A cloud of yellow and black rose before him like a small tornado, and a faint noise went with it--a rustling, like leaves caught by a wind on an autumn morning, or the shuffle of tissue paper on a desk. The butterflies made a round in the stillness; he had never expected to hear it. The cloud dispersed, joining mates on tree branches that bent under their collective weight. Each specimen was as large as his outstretched hand.

This central image didn't work for me. A small tornado with a faint noise? No! Rustling like leaves caught by a wind in autumn. Perhaps a little closer. The shuffle of tissue paper on a desk? Not in my experience. And even if these analogies did work, what does it all mean? What's its connection to the overall story? To not only our characters but to the world around them? Swirling in my mind is a notion that it is all somehow related to the oppressed and exploited masses, whether in England or in Brazil. Such can make about as much sound as a collective of butterflies deep in the jungle.
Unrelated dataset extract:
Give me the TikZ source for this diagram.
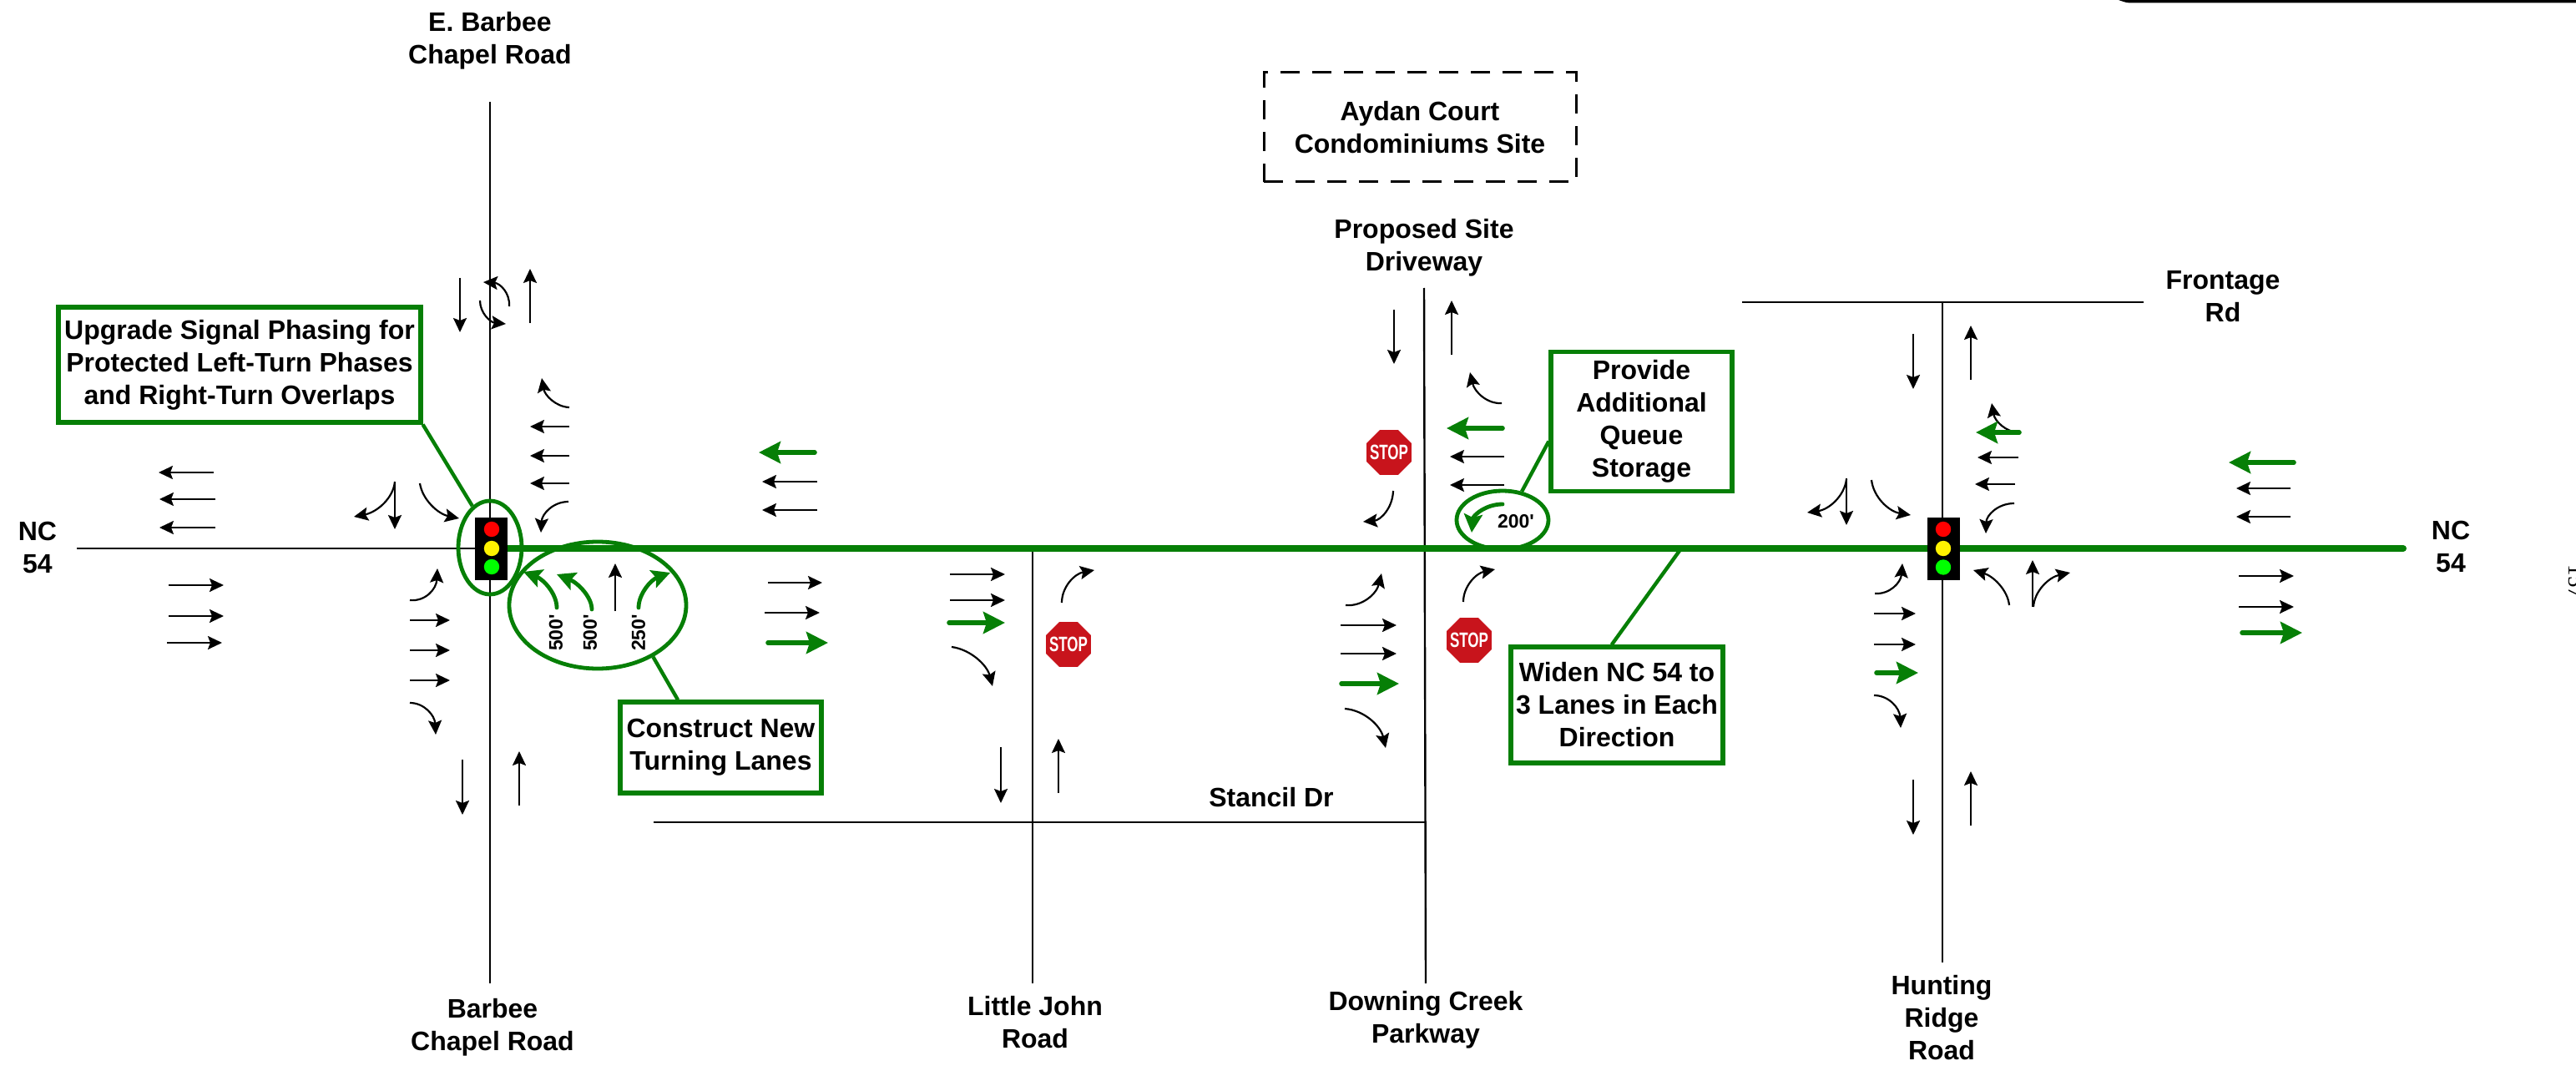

Like Thomas, I came up somewhat empty-handed.

Friday, August 7, 2009

More Oscar

When Oscar was a little boy, he liked girls and they liked him. He had so many girlfriends even though he was stout and would become fat. His mother attired him in the finest clothes and made sure his hair was cut. But that was then, before his size increased to mammoth proportions and his head changed shape. That was back when his eyes flashed and he had appealing cheeks. Everybody fell in love with him then. And he was aggressive then, calling out to passing girls and women. But then, finally, a member of the Seventh-day Adventists made a complaint to his grandmother. She shut him down. "This is not a cabaret!"

The narrator says this was the Golden age for Oscar. It reached its climax in the fall when he was seven. He had two girlfriends at the time, Maritza Chacon --- Lola's friend --- and Olga Polanco. Olga, though, came from a seeder environment, one that didn't please his mother because it included a house full of beer drinking Puerto Ricans who hung out too much on their porch. Besides that, Olga with smelly. But Oscar liked how quiet she was and how he could wrestle with her and that she was interested in his Star Trek dolls. Maritza, on the other hand was just beautiful.

At the bus stop they stood close to each other, sometimes in secret they held hands, and a couple of times they kissed each other on the cheeks, first Maritza then Olga. Always in hiding. It all lasted for just a week. Maritza demanded that it be either her Oscar was interested in or Olga. It bummed Oscar out. When his mother asked him what the matter was, and he said it was girls, his mother hauled him to his feet by his ear. His sister, Lola, tried to stop his mother. But his mother threw him to the floor. Oscar, even though he had no father to show him the ropes, lacked an aggressive behavior and had no fighting instincts.

Of course Maritza won out. She was beautiful over against Olga. She didn't smell bad. Her mother would let her eat to come over. It had all made Olga cry. "Shaking like a rag in her hand-me-downs and in the shoes that were four sizes too big! Snots pouring out her nose and everything!" Later in life, Oscar felt badly --- even guilty --- when he saw Olga and wondered if his choice had somehow contributed to her decision to be a wreck as an individual.